Следуя хорошим островным традициям, соседний плантатор явился с дарами, независимо от того, хорошими или плохими окажутся новые пришельцы. В дар были принесены бутылка шотландского виски, кровать, две лошади и слуга. Трое последних предназначались во временное пользование, пока мы будем гостить в Танакомбо. Без промедления, раньше, чем мы успели проглотить завтрак, дары были повергнуты к ногам Маргарет.
Покуда Маргарет в знак глубокой признательности была вынуждена выслушивать разговоры плантатора, я ушла с хозяйкой дома посмотреть, как одинокая женщина ухитряется управлять плантацией, что под силу только здоровому мужчине, расправляющемуся жесткой рукой с рабочими-малаитянами. Направляясь с хозяйкой к складу копры, я узнала, что на плантации работают всего лишь двое постоянных рабочих. Один из них домашний слуга, а другой старший рабочий в сушилке. Без этих рабочих хозяйка не смогла бы управиться.

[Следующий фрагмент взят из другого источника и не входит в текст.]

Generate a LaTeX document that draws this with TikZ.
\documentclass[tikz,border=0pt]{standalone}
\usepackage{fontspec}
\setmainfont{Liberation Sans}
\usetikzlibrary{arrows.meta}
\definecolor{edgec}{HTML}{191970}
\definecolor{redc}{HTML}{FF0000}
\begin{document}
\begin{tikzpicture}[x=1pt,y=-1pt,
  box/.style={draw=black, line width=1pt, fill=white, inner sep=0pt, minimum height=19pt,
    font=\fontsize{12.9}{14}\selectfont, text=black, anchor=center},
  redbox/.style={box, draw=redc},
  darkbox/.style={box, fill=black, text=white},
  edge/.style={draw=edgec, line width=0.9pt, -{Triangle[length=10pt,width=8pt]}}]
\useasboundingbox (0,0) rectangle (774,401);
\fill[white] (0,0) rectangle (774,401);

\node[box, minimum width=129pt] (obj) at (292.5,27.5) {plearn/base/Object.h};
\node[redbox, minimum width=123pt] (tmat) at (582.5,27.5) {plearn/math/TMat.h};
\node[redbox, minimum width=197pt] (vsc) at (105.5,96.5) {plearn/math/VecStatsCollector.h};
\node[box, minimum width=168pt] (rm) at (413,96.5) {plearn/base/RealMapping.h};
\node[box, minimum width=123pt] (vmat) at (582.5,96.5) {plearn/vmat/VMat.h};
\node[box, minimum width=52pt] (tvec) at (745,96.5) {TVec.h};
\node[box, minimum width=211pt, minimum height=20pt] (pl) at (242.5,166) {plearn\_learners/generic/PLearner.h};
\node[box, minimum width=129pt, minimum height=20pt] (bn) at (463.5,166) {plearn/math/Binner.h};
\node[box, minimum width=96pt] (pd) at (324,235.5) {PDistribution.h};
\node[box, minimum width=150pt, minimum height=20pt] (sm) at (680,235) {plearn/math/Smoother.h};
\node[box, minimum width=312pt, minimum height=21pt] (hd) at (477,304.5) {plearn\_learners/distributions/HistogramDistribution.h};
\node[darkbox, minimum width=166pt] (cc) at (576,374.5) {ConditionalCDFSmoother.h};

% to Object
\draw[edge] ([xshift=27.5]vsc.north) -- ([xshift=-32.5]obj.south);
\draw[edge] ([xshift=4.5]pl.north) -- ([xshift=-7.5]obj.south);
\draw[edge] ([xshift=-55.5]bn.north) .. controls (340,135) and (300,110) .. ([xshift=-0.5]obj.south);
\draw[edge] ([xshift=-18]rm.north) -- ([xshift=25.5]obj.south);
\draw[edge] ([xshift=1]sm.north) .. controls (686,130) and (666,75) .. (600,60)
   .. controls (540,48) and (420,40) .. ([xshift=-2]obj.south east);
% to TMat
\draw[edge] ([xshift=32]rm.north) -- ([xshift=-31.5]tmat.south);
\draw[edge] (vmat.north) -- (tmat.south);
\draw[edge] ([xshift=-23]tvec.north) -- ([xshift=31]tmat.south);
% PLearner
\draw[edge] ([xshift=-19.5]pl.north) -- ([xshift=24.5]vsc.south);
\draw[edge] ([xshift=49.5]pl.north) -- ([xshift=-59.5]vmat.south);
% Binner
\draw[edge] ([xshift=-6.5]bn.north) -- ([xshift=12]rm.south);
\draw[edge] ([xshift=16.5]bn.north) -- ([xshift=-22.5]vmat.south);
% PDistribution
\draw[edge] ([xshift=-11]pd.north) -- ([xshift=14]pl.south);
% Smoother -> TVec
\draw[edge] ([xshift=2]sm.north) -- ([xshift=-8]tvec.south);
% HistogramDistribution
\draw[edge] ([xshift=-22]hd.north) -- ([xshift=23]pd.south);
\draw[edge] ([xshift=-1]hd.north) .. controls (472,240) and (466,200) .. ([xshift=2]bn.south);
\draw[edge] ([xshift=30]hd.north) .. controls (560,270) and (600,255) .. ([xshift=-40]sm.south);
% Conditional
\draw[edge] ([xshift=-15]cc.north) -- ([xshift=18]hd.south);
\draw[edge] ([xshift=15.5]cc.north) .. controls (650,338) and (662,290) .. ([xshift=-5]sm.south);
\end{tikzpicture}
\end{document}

Плантация была заложена, и доходов с нее едва хватало на уплату процентов по закладной. Отсутствие свободных средств не позволяло хозяйке уплатить по 25 долларов за каждого завербованного рабочего. Из-за этого плантация находилась в полной зависимости от местных жителей, которых нанимали из расчета одного шиллинга в день. Местные жители работали неохотно и лишь в тех случаях, когда им надо было заработать на табак, а получив необходимое — переставали приходить на плантацию. Постоянный старший рабочий с сушилки должен был нанимать в близлежащих деревнях поденщиков, стараться удержать их на плантации и следить за тем, чтобы они работали. Сама хозяйка этим заниматься не могла, так как туземные мужчины не выносят женского командования, даже если женщина принадлежит к белой расе.
Хозяйка скупала копру в соседних деревнях, что позволяло отправлять с пароходом достаточное количество копры, чтобы уплачивать просроченные платежи по закладной. Ссуда была получена от крупной компании, широко известной под кличкой Тихоокеанский спрут, намеревавшейся поглотить плантацию в момент, когда она начала приносить доход. Перед тем как плантатор — муж нашей хозяйки — скончался три года назад от черной лихорадки, они семь лет, отказывая себе во всем, работали над созданием плантации, которая впоследствии должна была оплатить сделанные долги. А сумма долгов выросла с рождением детей. Как бы там ни было, но сейчас близилось время, когда плантация могла расквитаться с долгами, а старший сын получал возможность уехать учиться в школе. Ему было восемь лет, а время, когда ему, по соображениям здоровья, надо было покинуть острова, было давно просрочено.